Turns out, Mystic Stamp Company is still around, doing pretty much the exact same thing they were doing back then. Look, you can even get the same cheap 3-ring binder filled with what look to be the same placeholder pages they sold 25 years ago. $40 for a single volume, collect all six.

An online product image of a green binder with American Heirloom Collection of United States Stamps printed in gold lettering on the front and side. A sample of pages are included; the first has placeholders for five stamps and is labeled 1953 Commemoratives, the second has placeholders for twelve stamps and is labeled 1954-61 Liberty Series, and the last is also labeled 1954-61 Liberty Series but instead of stamps includes a multi-paragraph text box.
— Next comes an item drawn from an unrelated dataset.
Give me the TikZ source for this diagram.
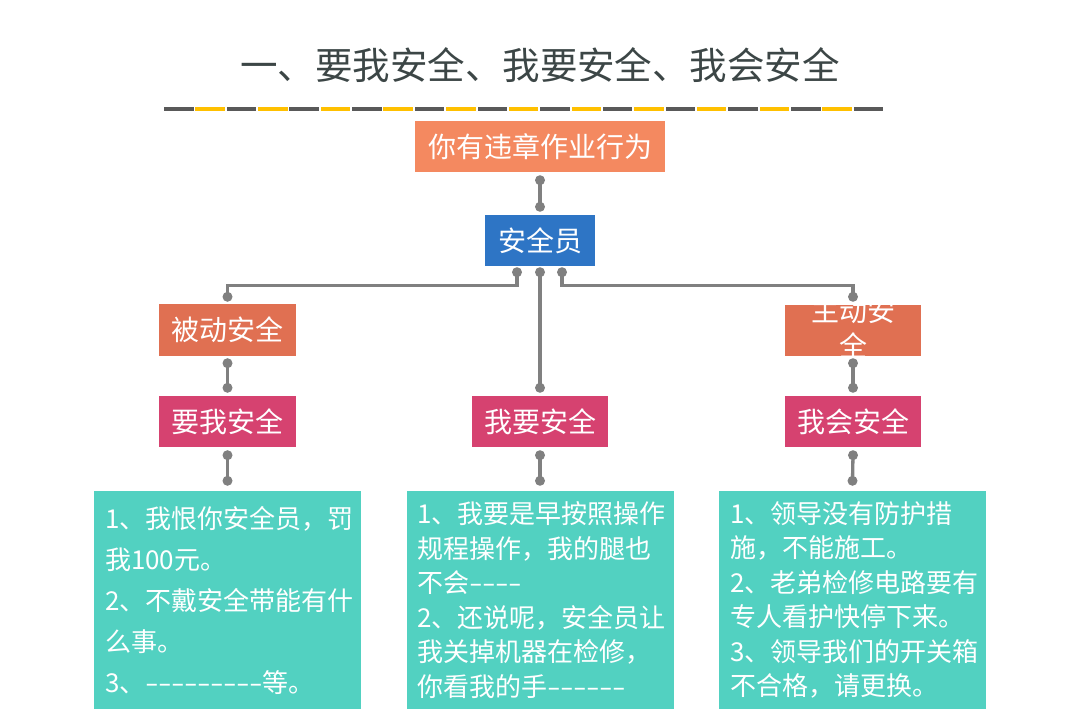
\documentclass[tikz,border=0pt]{standalone}
\usepackage{fontspec}
\setmainfont{Noto Sans CJK SC}
\definecolor{titlec}{RGB}{60,70,70}
\definecolor{dgray}{RGB}{89,89,89}
\definecolor{ygold}{RGB}{255,192,0}
\definecolor{topor}{RGB}{244,137,96}
\definecolor{blue1}{RGB}{46,117,197}
\definecolor{dor}{RGB}{224,112,82}
\definecolor{pink1}{RGB}{214,66,112}
\definecolor{teal1}{RGB}{82,209,193}
\definecolor{cgray}{RGB}{128,128,128}
\newcommand\hy{\hbox to 0.5em{\hss\scalebox{1.5}[1]{-}\hss}}
\begin{document}
\begin{tikzpicture}[x=1pt,y=-1pt,
  box/.style={rectangle, inner sep=0pt, text=white, font=\fontsize{28}{32}\selectfont},
  conn/.style={draw=cgray, line width=3.3pt},
  textbox/.style={rectangle, fill=teal1, text=white, inner xsep=11pt, inner ysep=0pt,
    minimum width=267pt, minimum height=218pt, text width=245pt, align=left}]
\useasboundingbox (0,0) rectangle (1080,720);
\fill[white] (0,0) rectangle (1080,720);
% title
\node[font=\fontsize{37.5}{40}\selectfont, text=titlec] (title) at (540,65) {一、要我安全、我要安全、我会安全};
% dashed rule
\foreach \i in {0,...,22} {
  \pgfmathsetmacro\xa{164+\i*31.35}
  \ifodd\i \def\cc{ygold}\else\def\cc{dgray}\fi
  \fill[\cc] (\xa,107) rectangle (\xa+29.5,111);
}
% boxes
\node[box, fill=topor, minimum width=250pt, minimum height=51pt] (top) at (540,146.5) {你有违章作业行为};
\node[box, fill=blue1, minimum width=110pt, minimum height=51pt] (anq) at (540,240.5) {安全员};
\node[box, fill=dor, minimum width=137pt, minimum height=52pt] (bd) at (227.5,330) {被动安全};
\node[box, fill=dor, minimum width=136pt, minimum height=51pt] (zd) at (853,330.5) {};
\node[box, align=center, font=\fontsize{28}{35}\selectfont] (zdt) at (853,327.5) {主动安\\全};
\node[box, fill=pink1, minimum width=137pt, minimum height=51pt] (yw) at (227.5,421.5) {要我安全};
\node[box, fill=pink1, minimum width=136pt, minimum height=51pt] (wy) at (540,421.5) {我要安全};
\node[box, fill=pink1, minimum width=136pt, minimum height=51pt] (wh) at (853,421.5) {我会安全};
\node[textbox, font=\fontsize{26}{41}\selectfont] (b1) at (227.5,600) {1、我恨你安全员，罚\\我100元。\\2、不戴安全带能有什\\么事。\\3、\hy\hy\hy\hy\hy\hy\hy\hy\hy 等。};
\node[textbox, font=\fontsize{26}{34.6}\selectfont] (b2) at (540,600) {1、我要是早按照操作\\规程操作，我的腿也\\不会\hy\hy\hy\hy\\2、还说呢，安全员让\\我关掉机器在检修，\\你看我的手\hy\hy\hy\hy\hy\hy};
\node[textbox, font=\fontsize{26}{34.4}\selectfont] (b3) at (852.5,600) {1、领导没有防护措\\施，不能施工。\\2、老弟检修电路要有\\专人看护快停下来。\\3、领导我们的开关箱\\不合格，请更换。};
% connector end points
\coordinate (p1) at ([yshift=-8pt]top.south);
\coordinate (p2) at ([yshift=8pt]anq.north);
\coordinate (qL) at ([xshift=-23pt,yshift=-6pt]anq.south);
\coordinate (qM) at ([yshift=-6pt]anq.south);
\coordinate (qR) at ([xshift=22pt,yshift=-6pt]anq.south);
\coordinate (r1) at ([yshift=7pt]bd.north);
\coordinate (r2) at ([yshift=8pt]zd.north);
\coordinate (s) at ([yshift=8pt]wy.north);
\coordinate (t1) at ([yshift=-7pt]bd.south);
\coordinate (u1) at ([yshift=8pt]yw.north);
\coordinate (t2) at ([yshift=-7pt]zd.south);
\coordinate (u2) at ([yshift=8pt]wh.north);
\coordinate (v1) at ([yshift=-8pt]yw.south);
\coordinate (w1) at ([yshift=10pt]b1.north);
\coordinate (v2) at ([yshift=-8pt]wy.south);
\coordinate (w2) at ([yshift=10pt]b2.north);
\coordinate (v3) at ([yshift=-8pt]wh.south);
\coordinate (w3) at ([yshift=10pt]b3.north);
% connectors
\draw[conn] (p1) -- (p2);
\draw[conn] (qL) -- ++(0,13) -| (r1);
\draw[conn] (qM) -- (s);
\draw[conn] (qR) -- ++(0,13) -| (r2);
\draw[conn] (t1) -- (u1);
\draw[conn] (t2) -- (u2);
\draw[conn] (v1) -- (w1);
\draw[conn] (v2) -- (w2);
\draw[conn] (v3) -- (w3);
\foreach \p in {p1,p2,qL,qM,qR,r1,r2,s,t1,u1,t2,u2,v1,w1,v2,w2,v3,w3}
  \fill[cgray] (\p) circle (5pt);
\end{tikzpicture}
\end{document}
The bottom of the graphic reads Volumn 1 of 6,  1947-1956
Stamps not included.
Photo credit: Mystic Stamp Company

They’ll also sell me one of those 32-cent American flag stamps brand-new for $1.30. Who needs to invest in stocks when you can invest in postage stamps.

I’m not exactly sure what became of the stamp “collection”. I moved on to college without giving it a second thought. I believe my dad asked me fairly recently if I wanted it. I told him he could sell it. Seems fair; it was probably his money that paid for it all, anyway. Maybe he could recoup some of the losses.

But, who can say. He might still have it, and I’ll find it later on down the road when I’m in the process of carrying out his will, probably tucked away forgotten in the attic somewhere. Or maybe he’s taken it upon himself to fill out the blank pages, scouring auctions and estate sales for the odd postage stamp that would be insignificant to most people today.

In which case, good. That man needs a hobby.